Heavy monsoon rains, however, are a regular occurrence in the impoverished, landlocked country, which is bordered by China, Vietnam, Burma (Myanmar), Thailand and Cambodia.

Laos, which has a population of about seven million people, is one the poorest countries in the world. It was subjected to massive carpet bombing by the US during the Vietnam War.

Electricity is Laos’s major export earner. The Xe-pian Xe-Namnoy project is one of many dams being built along the Mekong River. In 2017, Laos had 46 operational hydroelectric power plants and scores of others under construction.

The ruling Stalinist Lao People’s Revolutionary Party government in Vientiane, the capital, is acutely nervous about the catastrophe and its political impact on the region.

The national and provincial governments have systematically silenced opposition to village relocations, disruptions to rural agriculture and other social and economic problems caused by dam construction projects.

In an effort to assuage public anger, Prime Minister Thongloun Sisoulith visited the affected area, calling on local governments to assist in emergency relief efforts.

A Vientiane-based commentator told the Asian Times: “We are not good at talking about disasters here, especially if there is a possibility that someone in government may be blamed.”

The $US1.02 billion Xe-Pian Xe-Namnoy project includes South Korean, Thai and Laotian investors.

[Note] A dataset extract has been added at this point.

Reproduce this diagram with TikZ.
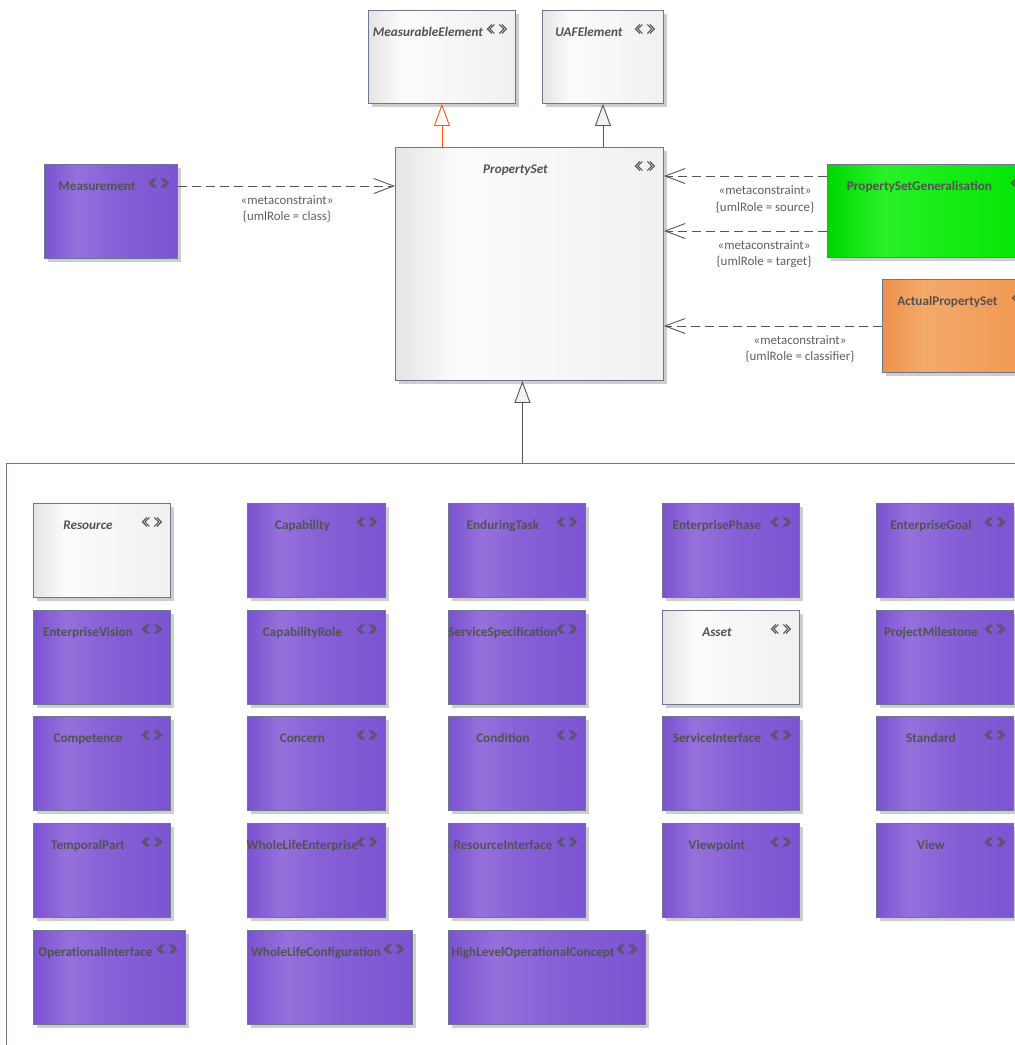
\documentclass[tikz,border=0pt]{standalone}
\usepackage{fontspec}
\setmainfont{Carlito}
\usetikzlibrary{arrows.meta,calc}
\definecolor{txt}{RGB}{82,82,82}
\definecolor{lblc}{RGB}{96,96,96}
\definecolor{bord}{RGB}{110,118,145}
\definecolor{shad}{RGB}{205,205,205}
\definecolor{lnc}{RGB}{85,85,85}
\definecolor{genred}{RGB}{255,80,20}
\definecolor{tri}{RGB}{246,240,238}
\definecolor{pA}{RGB}{122,82,208}
\definecolor{pB}{RGB}{149,113,220}
\definecolor{pM}{RGB}{133,96,214}
\definecolor{pC}{RGB}{124,84,210}
\definecolor{gA}{RGB}{228,228,228}
\definecolor{gB}{RGB}{252,252,252}
\definecolor{gC}{RGB}{240,240,240}
\definecolor{grA}{RGB}{0,215,0}
\definecolor{grB}{RGB}{40,240,40}
\definecolor{grC}{RGB}{0,228,0}
\definecolor{oA}{RGB}{236,145,76}
\definecolor{oB}{RGB}{244,170,106}
\definecolor{oC}{RGB}{240,150,78}
\pgfdeclarehorizontalshading{purpsh}{100bp}{color(0bp)=(pA); color(25bp)=(pA); color(37bp)=(pB); color(52bp)=(pM); color(75bp)=(pC); color(100bp)=(pC)}
\pgfdeclarehorizontalshading{graysh}{100bp}{color(0bp)=(gA); color(25bp)=(gA); color(37bp)=(gB); color(75bp)=(gC); color(100bp)=(gC)}
\pgfdeclarehorizontalshading{greensh}{100bp}{color(0bp)=(grA); color(25bp)=(grA); color(38bp)=(grB); color(75bp)=(grC); color(100bp)=(grC)}
\pgfdeclarehorizontalshading{orangesh}{100bp}{color(0bp)=(oA); color(25bp)=(oA); color(38bp)=(oB); color(75bp)=(oC); color(100bp)=(oC)}
\tikzset{
  box/.style={draw=bord, line width=0.9pt, inner sep=0pt, anchor=north west},
  purpbox/.style={box, shading=purpsh},
  graybox/.style={box, shading=graysh},
  greenbox/.style={box, shading=greensh},
  orangebox/.style={box, shading=orangesh},
  title/.style={font=\bfseries\fontsize{13.2}{15}\selectfont, text=txt, anchor=base, inner sep=0pt},
  ititle/.style={font=\bfseries\itshape\fontsize{13.2}{15}\selectfont, text=txt, anchor=base, inner sep=0pt},
  lbl/.style={font=\fontsize{12.9}{16.2}\selectfont, text=lblc, inner sep=0pt, align=center},
  iconline/.style={draw=txt, line width=0.95pt},
  stereoicon/.pic={
    \draw[iconline] (-5,-4.5) -- (-9.5,0) -- (-5,4.5);
    \draw[iconline] (-2.5,-4.5) -- (-7,0) -- (-2.5,4.5);
    \draw[iconline] (2.5,-4.5) -- (7,0) -- (2.5,4.5);
    \draw[iconline] (5,-4.5) -- (9.5,0) -- (5,4.5);
  },
  dep/.style={draw=lnc, line width=0.9pt, dash pattern=on 9pt off 5pt, -{Straight Barb[length=20pt,width=15pt]}},
  gen/.style={draw=lnc, line width=0.9pt, -{Triangle[length=22pt,width=16pt,fill=tri]}},
  genr/.style={draw=genred, line width=0.9pt, -{Triangle[length=22pt,width=16pt,fill=white]}},
  frame/.style={draw=bord, line width=0.9pt, anchor=north west, inner sep=0pt},
}
% #1 name, #2 x, #3 y, #4 w, #5 h, #6 style, #7 title style, #8 title
\newcommand\umlbox[8]{%
  \fill[shad] (#2+4,#3+4) rectangle ++(#4,#5);
  \node[#6, minimum width=#4pt, minimum height=#5pt] (#1) at (#2,#3) {};
  \node[#7] (#1-t) at ($(#1.north)+(-14,26)$) {#8};
  \pic at ($(#1.north east)+(-19,19)$) {stereoicon};
}
\begin{document}
\begin{tikzpicture}[x=1pt,y=-1pt]
\path[use as bounding box] (0,0) rectangle (1015,1045);
\clip (0,0) rectangle (1015,1045);
\fill[white] (0,0) rectangle (1015,1045);

% package frame
\node[frame, minimum width=1100pt, minimum height=700pt] (pkg) at (6,463) {};

% top elements
\umlbox{me}{368}{10}{147}{93}{graybox}{ititle}{MeasurableElement}
\umlbox{uaf}{542}{10}{121}{93}{graybox}{ititle}{UAFElement}
\umlbox{ps}{395}{147}{268}{233}{graybox}{ititle}{PropertySet}
\umlbox{meas}{44}{164}{133}{94}{purpbox}{title}{Measurement}
\umlbox{psg}{827}{164}{212}{93}{greenbox}{title}{PropertySetGeneralisation}
\umlbox{aps}{882}{279}{158}{93}{orangebox}{title}{ActualPropertySet}

% grid of specialisations
\umlbox{res}{33}{503}{137}{94}{graybox}{ititle}{Resource}
\umlbox{cap}{247}{503}{138}{94}{purpbox}{title}{Capability}
\umlbox{et}{448}{503}{137}{94}{purpbox}{title}{EnduringTask}
\umlbox{ep}{662}{503}{137}{94}{purpbox}{title}{EnterprisePhase}
\umlbox{eg}{876}{503}{137}{94}{purpbox}{title}{EnterpriseGoal}

\umlbox{ev}{33}{610}{137}{94}{purpbox}{title}{EnterpriseVision}
\umlbox{cr}{247}{610}{138}{94}{purpbox}{title}{CapabilityRole}
\umlbox{ss}{448}{610}{137}{94}{purpbox}{title}{ServiceSpecification}
\umlbox{asset}{662}{610}{137}{94}{graybox}{ititle}{Asset}
\umlbox{pm}{876}{610}{137}{94}{purpbox}{title}{ProjectMilestone}

\umlbox{comp}{33}{716}{137}{94}{purpbox}{title}{Competence}
\umlbox{conc}{247}{716}{138}{94}{purpbox}{title}{Concern}
\umlbox{cond}{448}{716}{137}{94}{purpbox}{title}{Condition}
\umlbox{si}{662}{716}{137}{94}{purpbox}{title}{ServiceInterface}
\umlbox{std}{876}{716}{137}{94}{purpbox}{title}{Standard}

\umlbox{tp}{33}{823}{137}{94}{purpbox}{title}{TemporalPart}
\umlbox{wle}{247}{823}{138}{94}{purpbox}{title}{WholeLifeEnterprise}
\umlbox{ri}{448}{823}{137}{94}{purpbox}{title}{ResourceInterface}
\umlbox{vp}{662}{823}{137}{94}{purpbox}{title}{Viewpoint}
\umlbox{view}{876}{823}{137}{94}{purpbox}{title}{View}

\umlbox{oi}{33}{930}{152}{94}{purpbox}{title}{OperationalInterface}
\umlbox{wlc}{247}{930}{165}{94}{purpbox}{title}{WholeLifeConfiguration}
\umlbox{hloc}{448}{930}{197}{94}{purpbox}{title}{HighLevelOperationalConcept}

% generalisations
\draw[genr] (ps.north -| me.south) -- (me.south);
\draw[gen] (ps.north -| uaf.south) -- (uaf.south);
\draw[gen] ([xshift=-7pt]ps.south |- pkg.north) -- ([xshift=-7pt]ps.south);

% metaconstraints
\draw[dep] ([yshift=-22pt]meas.north east) -- ([yshift=-22pt]meas.north east -| ps.west);
\node[lbl] (l1) at (287,209) {«metaconstraint»\\\{umlRole = class\}};
\draw[dep] ([yshift=-12pt]psg.north west) -- ([yshift=-12pt]psg.north west -| ps.east);
\node[lbl] (l2) at (765,199.5) {«metaconstraint»\\\{umlRole = source\}};
\draw[dep] ([yshift=-67pt]psg.north west) -- ([yshift=-67pt]psg.north west -| ps.east);
\node[lbl] (l3) at (764,254.5) {«metaconstraint»\\\{umlRole = target\}};
\draw[dep] ([yshift=-47pt]aps.north west) -- ([yshift=-47pt]aps.north west -| ps.east);
\node[lbl] (l4) at (800,349) {«metaconstraint»\\\{umlRole = classifier\}};
\end{tikzpicture}
\end{document}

It began construction in 2013 and was due for completion later this year, with plans to begin commercial operations next year.

A similar disaster occurred last year when the Nam Ao River hydropower dam in northeastern Laos burst during construction, flooding a number of regional villages. There were no reported deaths. An investigation into the reservoir found that the construction was faulty because it was being built on unstable marshland.

Following last year’s dam collapse, Energy and Mining Minister Khammany Inthilath called for the cancellation of hydropower projects that did not meet technical and construction safety standards. It is not clear however, whether any real changes have been made in the past 12 months.

One analyst told the Asian Times that the resources and skills to properly oversee the large number of hydropower projects in Laos are at a bare minimum. Construction projects often bypass basic safety standards to meet deadlines and the demands from international investors. The working class and most oppressed layers bear the brunt of such profit-driven irresponsibility.